Yo estoy contento con lo que soy y no veo en el horizonte ganas de cambiar... Eso sí, quiero cambiar mi relación con esta profesión. En menos de un año llevamos alrededor de 70 conciertos en doce o trece países. Yo vivo en Madrid y cada parada son dos o tres días lejos de casa... Eso es lo que quiero cambiar: si hacemos un cálculo rápido yo debo haber pasado lejos de mi hogar algo más de medio año. La duda no está en el hecho de si lo podré aguantar mucho tiempo, sino en poder entender de una vez por todas que no quiero llegar tan cansado a un concierto. Igual en los próximos años priorizo otro tipo de trabajos que tengan que ver con la música, pero que me permitan estar un poco más quieto. Dejar de tocar no lo voy a hacer nunca porque eso es como una droga. De hecho, a mí me encanta tocar y el único peligro que tengo es el de no pasarme y decir a todo que sí. Lo que me estoy planteando es el hecho de que no quiero regresar a casa echo polvo y a los tres días volver a cruzar el charco...

Perdón por la apreciación, pero viendo el espectáculo que trajo al Teobaldo Power uno se pregunta cómo es posible convertir algo tan sencillo, que no escaso de calidad, en algo tan hermoso...

Nunca pida perdón por una pregunta porque usted tiene derecho a hacer la pregunta que quiera. Lo que sí debe entender es que a mí me queda el derecho a contestarla. Yo no pediré nunca perdón por una respuesta si usted me pide perdón por una pregunta... Y ahora, le voy a dar las gracias porque esa cuestión viene acompañada de un juicio de valor.

¿Cómo se logra eso sin grandes adornos ni fuegos artificiales?

A mí me dan mucho calor los fuegos artificiales (ríe)... Cuando fui a la gala de los Grammy Latinos había muchos. Yo estaba sentado en la segunda fila y sinceramente no sé cómo aguantan tantos fuegos artificiales. Eso lo descartamos. Uno tiene que aprender a trabajar con lo que tiene. Esa es la dimensión real del proyecto que tengo entre manos. A veces un show para 25 personas, con una guitarra y sin amplificadores se convierte en la experiencia más maravillosa; y a veces un concierto para siete mil personas como los que hemos dado en el Luna Park desencadenan un éxtasis bastante difícil de explicar. Mi único vicio es tocar con músicos de alta calidad; es una suerte que vengan conmigo. Eso es como la miel sobre hojuelas.

En su regreso a Tenerife se trae dos Grammy Latinos. ¿Eso cambia algo en su vida?

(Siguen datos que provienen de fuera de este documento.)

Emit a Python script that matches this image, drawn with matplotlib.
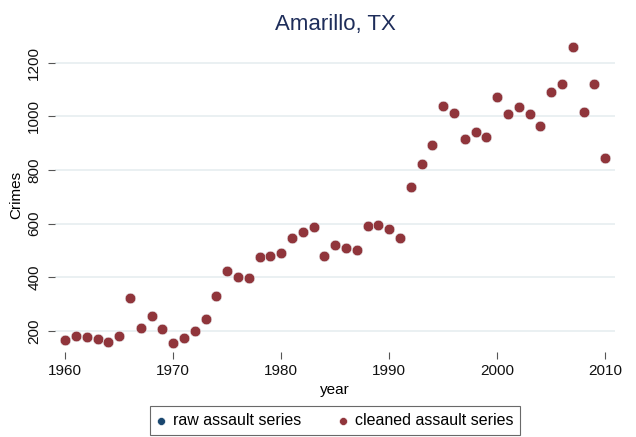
import matplotlib
matplotlib.use("Agg")
import matplotlib.pyplot as plt

years = list(range(1960, 2011))
cleaned = [168, 180, 178, 171, 158, 183, 322, 212, 258, 206,
           155, 174, 199, 245, 329, 425, 401, 398, 475, 481,
           490, 548, 569, 586, 480, 520, 509, 502, 591, 595,
           582, 546, 737, 821, 892, 1037, 1013, 916, 942, 922,
           1072, 1010, 1034, 1009, 963, 1092, 1119, 1258, 1015, 1119,
           845]
raw = list(cleaned)

xticks = [1960, 1970, 1980, 1990, 2000, 2010]
yticks = [200, 400, 600, 800, 1000, 1200]

plt.rcParams['font.family'] = ['Liberation Sans', 'DejaVu Sans']

fig = plt.figure(figsize=(6.36, 4.37), dpi=100)
ax = fig.add_axes([0.0865, 0.1945, 0.8805, 0.7185])

ax.scatter(years, raw, s=58, color='#1a476f', edgecolors='white', linewidths=0.4, zorder=3,
           label='raw assault series')
ax.scatter(years, cleaned, s=58, color='#90353b', edgecolors='white', linewidths=0.4, zorder=4,
           label='cleaned assault series')

ax.set_xlim(1959.05, 2010.9)
ax.set_ylim(122, 1292)
ax.set_xticks(xticks)
ax.set_yticks(yticks)
ax.set_yticklabels([str(v) for v in yticks], rotation=90, va='center')
ax.tick_params(axis='both', labelsize=11, colors='#555555', length=5, width=0.8, labelcolor='#111111')
ax.tick_params(axis='y', pad=5)
ax.grid(axis='y', color='#eaf0f2', linewidth=1.4)
ax.set_axisbelow(True)
for s in ax.spines.values():
    s.set_visible(False)

ax.set_xlabel('year', fontsize=11, labelpad=4)
ax.set_ylabel('Crimes', fontsize=11, labelpad=3)
ax.set_title('Amarillo, TX', fontsize=16, color='#1e2d5a', pad=6)

leg = fig.legend(loc='lower center', bbox_to_anchor=(0.527, 0.005), ncol=2, fontsize=11.5,
                 frameon=True, fancybox=False, edgecolor='#444444', handlelength=0.6,
                 handletextpad=0.45, columnspacing=2.3, borderpad=0.42, borderaxespad=0.0,
                 markerscale=0.75)
leg.get_frame().set_linewidth(0.8)

fig.savefig('out.png', dpi=100, facecolor='white')
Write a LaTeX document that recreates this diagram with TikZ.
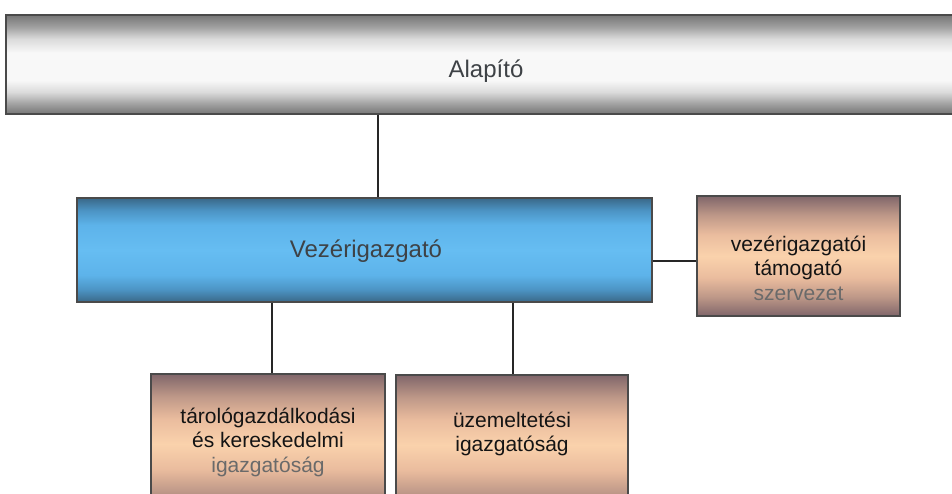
\documentclass[tikz,border=0pt]{standalone}
\usepackage{fontspec}
\setmainfont{Liberation Sans}

% colour stops of the three box finishes
\definecolor{mgA}{HTML}{767676}
\definecolor{mgB}{HTML}{A0A0A0}
\definecolor{mgC}{HTML}{DADADA}
\definecolor{mgD}{HTML}{F8F8F8}
\definecolor{bluA}{HTML}{3A6888}
\definecolor{bluB}{HTML}{4C94C4}
\definecolor{bluC}{HTML}{5DB3EA}
\definecolor{bluD}{HTML}{66BDF2}
\definecolor{pchA}{HTML}{80666A}
\definecolor{pchB}{HTML}{BE9888}
\definecolor{pchC}{HTML}{EABC9E}
\definecolor{pchD}{HTML}{FAD2AC}
\definecolor{edge}{HTML}{4A4A4A}
\definecolor{headtext}{HTML}{3E4246}
\definecolor{fadedtext}{HTML}{6A6A6A}

% vertical finishes; the 25bp..75bp band is fitted to the box
\pgfdeclareverticalshading{metalgray}{100bp}{%
  color(0bp)=(mgA); color(25bp)=(mgA); color(30bp)=(mgB); color(36bp)=(mgC);
  color(42bp)=(mgD); color(56bp)=(mgD); color(63bp)=(mgC); color(69bp)=(mgB);
  color(75bp)=(mgA); color(100bp)=(mgA)}
\pgfdeclareverticalshading{metalblue}{100bp}{%
  color(0bp)=(bluA); color(25bp)=(bluA); color(31bp)=(bluB); color(38bp)=(bluC);
  color(50bp)=(bluD); color(62bp)=(bluC); color(69bp)=(bluB);
  color(75bp)=(bluA); color(100bp)=(bluA)}
\pgfdeclareverticalshading{metalpeach}{100bp}{%
  color(0bp)=(pchA); color(25bp)=(pchA); color(33bp)=(pchB); color(41bp)=(pchC);
  color(50bp)=(pchD); color(59bp)=(pchC); color(67bp)=(pchB);
  color(75bp)=(pchA); color(100bp)=(pchA)}

\tikzset{
  orgbox/.style={draw=edge, line width=1.1pt, rectangle, inner sep=0pt},
  graybox/.style={orgbox, shading=metalgray},
  bluebox/.style={orgbox, shading=metalblue},
  peachbox/.style={orgbox, shading=metalpeach},
  headlabel/.style={font=\fontsize{24}{28}\selectfont, text=headtext},
  unitlabel/.style={font=\fontsize{21}{24.5}\selectfont, text=black!92, align=center},
  link/.style={draw=black!85, line width=1.4pt}
}

\begin{document}
\begin{tikzpicture}[x=1pt, y=-1pt]
  \useasboundingbox (0,0) rectangle (952,493);
  \fill[white] (0,0) rectangle (952,493);
  \clip (0,0) rectangle (952,493);

  % boxes
  \node[graybox, minimum width=960pt, minimum height=99pt] (alap) at (486,64.5) {};
  \node[bluebox, minimum width=575pt, minimum height=104pt] (vez) at (364.5,250) {};
  \node[peachbox, minimum width=203pt, minimum height=120pt] (sup) at (798.5,256) {};
  \node[peachbox, minimum width=234pt, minimum height=140pt] (tar) at (268,444) {};
  \node[peachbox, minimum width=232pt, minimum height=140pt] (uze) at (512,445) {};

  % labels
  \node[headlabel] (alapt) at (486,71) {Alapító};
  \node[headlabel] (vezt) at (366,251) {Vezérigazgató};
  \node[unitlabel] (supt) at (798.5,268) {vezérigazgatói\\támogató\\\textcolor{fadedtext}{szervezet}};
  \node[unitlabel] (tart) at (268,442) {tárológazdálkodási\\és kereskedelmi\\\textcolor{fadedtext}{igazgatóság}};
  \node[unitlabel] (uzet) at (512,434) {üzemeltetési\\igazgatóság};

  % connector positions
  \coordinate (xa) at (378,0);
  \coordinate (ys) at (0,261);
  \coordinate (xt) at (272,0);
  \coordinate (xu) at (513,0);

  \draw[link] (alap.south -| xa) -- (vez.north -| xa);
  \draw[link] (vez.east |- ys) -- (sup.west |- ys);
  \draw[link] (vez.south -| xt) -- (tar.north -| xt);
  \draw[link] (vez.south -| xu) -- (uze.north -| xu);
\end{tikzpicture}
\end{document}
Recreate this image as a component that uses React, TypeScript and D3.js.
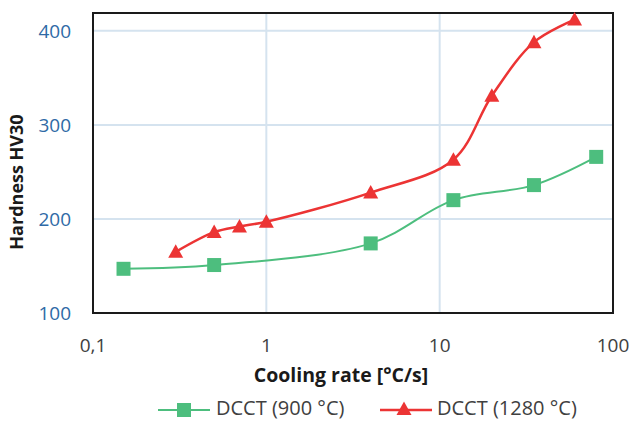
import React from "react";
import * as d3 from "d3";

const rate900 = [0.15, 0.5, 4, 12, 35, 80];
const hard900 = [147, 151, 174, 220, 236, 266];
const rate1280 = [0.3, 0.5, 0.7, 1, 4, 12, 20, 35, 60];
const hard1280 = [165, 186, 192, 197, 228, 263, 331, 388, 412];
const xTicks = [0.1, 1, 10, 100];
const xTickLabels = ["0,1", "1", "10", "100"];
const yTicks = [100, 200, 300, 400];
const seriesNames = ["DCCT (900 °C)", "DCCT (1280 °C)"];

const W = 632, H = 425;
const left = 93, right = 613, top = 13, bottom = 313;
const GREEN = "#4DBE7E";
const RED = "#EC3434";
const FONT = "'Open Sans', sans-serif";

export default function App() {
  const x = d3.scaleLog().domain([0.1, 100]).range([left, right]);
  const y = d3.scaleLinear().domain([100, 419]).range([bottom, top]);
  const line = d3
    .line<[number, number]>()
    .x((d) => x(d[0]))
    .y((d) => y(d[1]))
    .curve(d3.curveCatmullRom.alpha(0.5));
  const d900 = rate900.map((r, i) => [r, hard900[i]] as [number, number]);
  const d1280 = rate1280.map((r, i) => [r, hard1280[i]] as [number, number]);
  const tri = (cx: number, cy: number, s = 7.5) =>
    `M${cx},${cy - s} L${cx + s},${cy + s * 0.8} L${cx - s},${cy + s * 0.8} Z`;

  return (
    <svg
      width={W}
      height={H}
      style={{ position: "absolute", left: 0, top: 0, background: "#fff" }}
      fontFamily={FONT}
    >
      {yTicks.map((t) => (
        <line key={"gy" + t} x1={left} x2={right} y1={y(t)} y2={y(t)} stroke="#D5E3EF" strokeWidth={2} />
      ))}
      {xTicks.map((t) => (
        <line key={"gx" + t} x1={x(t)} x2={x(t)} y1={top} y2={bottom} stroke="#D5E3EF" strokeWidth={2} />
      ))}
      <rect x={left} y={top} width={right - left} height={bottom - top} fill="none" stroke="#1a1a1a" strokeWidth={2} />
      <path d={line(d900) || ""} fill="none" stroke={GREEN} strokeWidth={2} />
      <path d={line(d1280) || ""} fill="none" stroke={RED} strokeWidth={2.5} />
      {d900.map((d, i) => (
        <rect key={"s" + i} x={x(d[0]) - 7} y={y(d[1]) - 7} width={14} height={14} fill={GREEN} />
      ))}
      {d1280.map((d, i) => (
        <path key={"t" + i} d={tri(x(d[0]), y(d[1]))} fill={RED} />
      ))}
      {yTicks.map((t) => (
        <text key={"yt" + t} x={71} y={y(t)} dy="0.36em" textAnchor="end" fontSize={19} fill="#2E6AA6">
          {t}
        </text>
      ))}
      {xTicks.map((t, i) => (
        <text key={"xt" + t} x={x(t)} y={352} textAnchor="middle" fontSize={19} fill="#404040">
          {xTickLabels[i]}
        </text>
      ))}
      <text x={341} y={382} textAnchor="middle" fontSize={19.5} fontWeight="bold" fill="#1a1a1a">
        Cooling rate [°C/s]
      </text>
      <text
        transform="translate(23,182) rotate(-90)"
        textAnchor="middle"
        fontSize={18}
        fontWeight="bold"
        fill="#1a1a1a"
      >
        Hardness HV30
      </text>
      <line x1={158} x2={210} y1={410} y2={410} stroke={GREEN} strokeWidth={2} />
      <rect x={177} y={403} width={14} height={14} fill={GREEN} />
      <text x={216} y={415} fontSize={20} fill="#404040">{seriesNames[0]}</text>
      <line x1={380} x2={432} y1={410} y2={410} stroke={RED} strokeWidth={2.5} />
      <path d={tri(404, 409)} fill={RED} />
      <text x={437} y={415} fontSize={20} fill="#404040">{seriesNames[1]}</text>
    </svg>
  );
}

Mi actividad diaria no cambia por haber ganado dos Grammy. Los premios están bien, pero no hay que perder de vista que ese tipo de decisiones las toman personas que tienen unos gustos y caprichos personales. Yo solo he sido jurado una vez -en el Festival de San Sebastián- y lo pasé realmente mal.

¿Pero algo sí que debe alegrar ser premiado por sus compañeros?

Toda votación es caprichosa y lo importante es no dejar que eso se le suba a la cabeza como si acabará de ser tocado por el altísimo... Eso se acepta y, sobre todo, se agradece porque mi disco nació en una pequeña habitación con gente del underground colombiano y salió por delante de los proyectos de Enrique Iglesias, Marc Anthony, Carlos Vives o Calle 13, que son más comerciales... Nunca uso ese término de manera despectiva, lo que ocurre es que yo le pido otra cosa a la música, aunque comprendo la importancia que tienen las listas de ventas.

Hace diez años ganó un Oscar. ¿Eso no debe ser fácil de olvidar?

Tengo miles de anécdotas de lo que ocurrió aquel día, pero la mayoría son incontables (ríe)... Ahí estaba yo, metido en una escafandra disfrutando de un planeta extraño para mí, observando en silencio qué es lo que se comía allí. La noche que gané el Oscar (Mejor canción original con "Al otro lado del río") me sentí como un sapo que se encuentra lejos de su pozo, pero me interesa conocer otros pozos. No me gusta aislarme en mi ecosistema artístico.